◆ **Written request**:
Find the lines below that contain the string "with". Copy each one.

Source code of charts
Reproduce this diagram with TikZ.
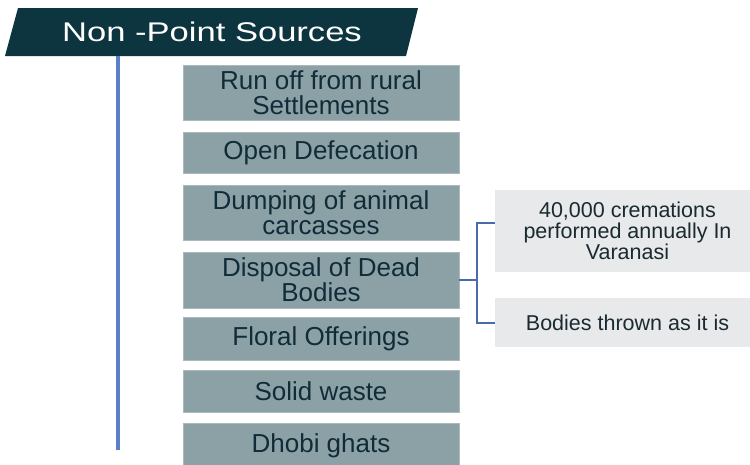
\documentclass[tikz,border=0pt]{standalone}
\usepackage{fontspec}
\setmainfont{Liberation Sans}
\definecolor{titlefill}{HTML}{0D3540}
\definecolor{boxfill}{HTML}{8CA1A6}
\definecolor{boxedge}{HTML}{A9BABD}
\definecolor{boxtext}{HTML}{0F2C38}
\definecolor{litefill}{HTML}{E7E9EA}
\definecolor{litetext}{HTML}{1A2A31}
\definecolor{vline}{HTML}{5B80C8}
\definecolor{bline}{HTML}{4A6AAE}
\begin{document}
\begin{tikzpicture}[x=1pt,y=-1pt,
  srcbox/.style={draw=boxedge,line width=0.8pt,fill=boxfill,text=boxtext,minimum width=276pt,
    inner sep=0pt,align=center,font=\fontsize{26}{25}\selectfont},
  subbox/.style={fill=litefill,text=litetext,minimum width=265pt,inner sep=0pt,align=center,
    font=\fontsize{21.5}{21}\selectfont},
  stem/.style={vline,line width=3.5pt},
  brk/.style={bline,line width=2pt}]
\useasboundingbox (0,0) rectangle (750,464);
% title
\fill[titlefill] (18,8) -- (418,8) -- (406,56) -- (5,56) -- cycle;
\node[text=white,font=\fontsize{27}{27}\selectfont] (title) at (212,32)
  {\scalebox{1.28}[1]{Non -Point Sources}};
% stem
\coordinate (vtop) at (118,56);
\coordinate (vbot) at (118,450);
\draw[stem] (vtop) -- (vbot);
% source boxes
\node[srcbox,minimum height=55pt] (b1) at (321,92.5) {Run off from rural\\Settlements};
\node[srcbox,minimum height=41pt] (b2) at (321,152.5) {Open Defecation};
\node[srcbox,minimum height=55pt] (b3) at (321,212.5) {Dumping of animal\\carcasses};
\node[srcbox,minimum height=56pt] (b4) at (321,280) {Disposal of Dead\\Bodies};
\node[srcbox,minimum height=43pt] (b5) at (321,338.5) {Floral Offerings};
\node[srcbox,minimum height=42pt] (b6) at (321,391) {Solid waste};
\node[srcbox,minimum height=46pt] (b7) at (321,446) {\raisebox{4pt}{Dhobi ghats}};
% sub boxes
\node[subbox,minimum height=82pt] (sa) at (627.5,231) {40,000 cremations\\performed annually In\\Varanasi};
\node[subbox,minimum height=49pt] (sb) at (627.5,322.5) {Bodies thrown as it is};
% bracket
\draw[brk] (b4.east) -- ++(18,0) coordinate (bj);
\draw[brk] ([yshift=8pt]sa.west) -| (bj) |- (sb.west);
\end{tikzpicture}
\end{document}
==
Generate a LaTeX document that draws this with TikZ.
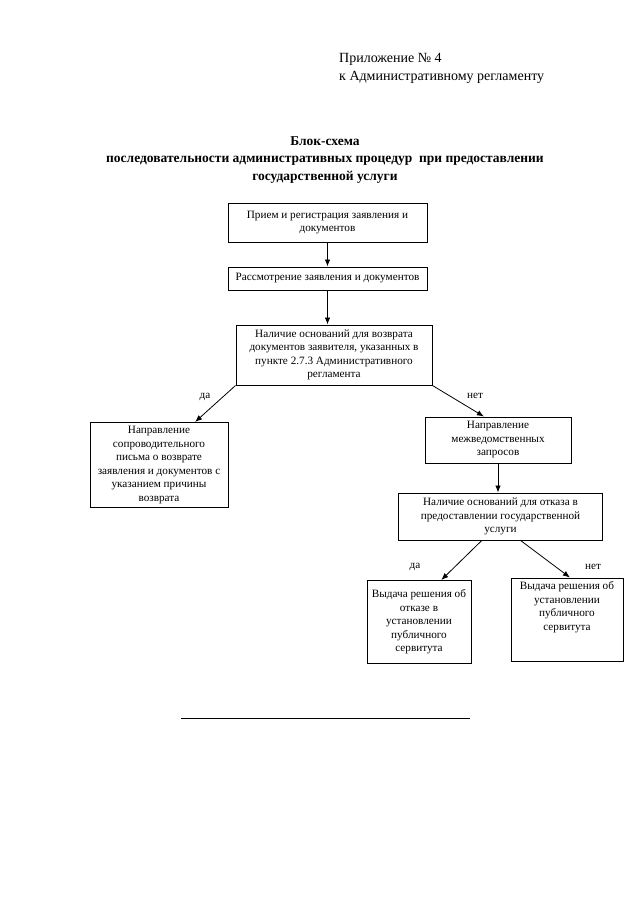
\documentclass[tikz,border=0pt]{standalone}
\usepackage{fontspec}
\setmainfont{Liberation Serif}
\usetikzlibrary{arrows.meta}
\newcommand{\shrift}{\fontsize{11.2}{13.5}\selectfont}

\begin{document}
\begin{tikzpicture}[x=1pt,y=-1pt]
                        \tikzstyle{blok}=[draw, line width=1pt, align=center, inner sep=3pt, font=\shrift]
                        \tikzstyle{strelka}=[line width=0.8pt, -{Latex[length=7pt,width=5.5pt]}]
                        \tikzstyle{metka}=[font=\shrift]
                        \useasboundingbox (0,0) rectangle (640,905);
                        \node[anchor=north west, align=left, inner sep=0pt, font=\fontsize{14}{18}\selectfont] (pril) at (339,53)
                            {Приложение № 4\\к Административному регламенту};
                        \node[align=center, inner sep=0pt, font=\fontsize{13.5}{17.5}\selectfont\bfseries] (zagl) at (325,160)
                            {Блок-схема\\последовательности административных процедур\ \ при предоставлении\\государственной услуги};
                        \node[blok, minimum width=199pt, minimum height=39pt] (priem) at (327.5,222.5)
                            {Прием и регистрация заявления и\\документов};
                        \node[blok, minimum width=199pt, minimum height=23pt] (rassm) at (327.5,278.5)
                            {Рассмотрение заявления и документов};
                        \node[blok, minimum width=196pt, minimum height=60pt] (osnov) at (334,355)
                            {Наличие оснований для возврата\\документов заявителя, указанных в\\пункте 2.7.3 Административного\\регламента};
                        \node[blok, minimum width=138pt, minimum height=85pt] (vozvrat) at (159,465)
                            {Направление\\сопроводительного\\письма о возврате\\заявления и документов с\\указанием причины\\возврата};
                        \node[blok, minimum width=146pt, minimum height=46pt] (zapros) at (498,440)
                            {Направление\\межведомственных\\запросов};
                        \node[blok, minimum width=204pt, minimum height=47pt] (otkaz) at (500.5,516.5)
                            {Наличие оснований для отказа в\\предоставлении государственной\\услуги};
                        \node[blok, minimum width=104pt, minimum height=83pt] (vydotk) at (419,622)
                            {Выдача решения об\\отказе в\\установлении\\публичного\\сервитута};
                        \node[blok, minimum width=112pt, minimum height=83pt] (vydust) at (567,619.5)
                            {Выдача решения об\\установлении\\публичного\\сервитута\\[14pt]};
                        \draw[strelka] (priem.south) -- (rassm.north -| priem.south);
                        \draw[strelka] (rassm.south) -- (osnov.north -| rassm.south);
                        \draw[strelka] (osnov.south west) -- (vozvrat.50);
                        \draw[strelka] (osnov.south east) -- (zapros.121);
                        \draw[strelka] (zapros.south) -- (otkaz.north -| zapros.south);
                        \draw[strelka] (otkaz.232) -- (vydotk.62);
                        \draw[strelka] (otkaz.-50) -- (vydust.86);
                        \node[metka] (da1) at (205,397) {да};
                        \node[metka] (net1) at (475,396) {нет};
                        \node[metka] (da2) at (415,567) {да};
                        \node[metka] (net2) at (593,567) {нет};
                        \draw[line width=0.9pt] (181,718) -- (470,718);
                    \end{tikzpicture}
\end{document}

◆ **Response to this task**:
Reproduce this diagram with TikZ.
Generate a LaTeX document that draws this with TikZ.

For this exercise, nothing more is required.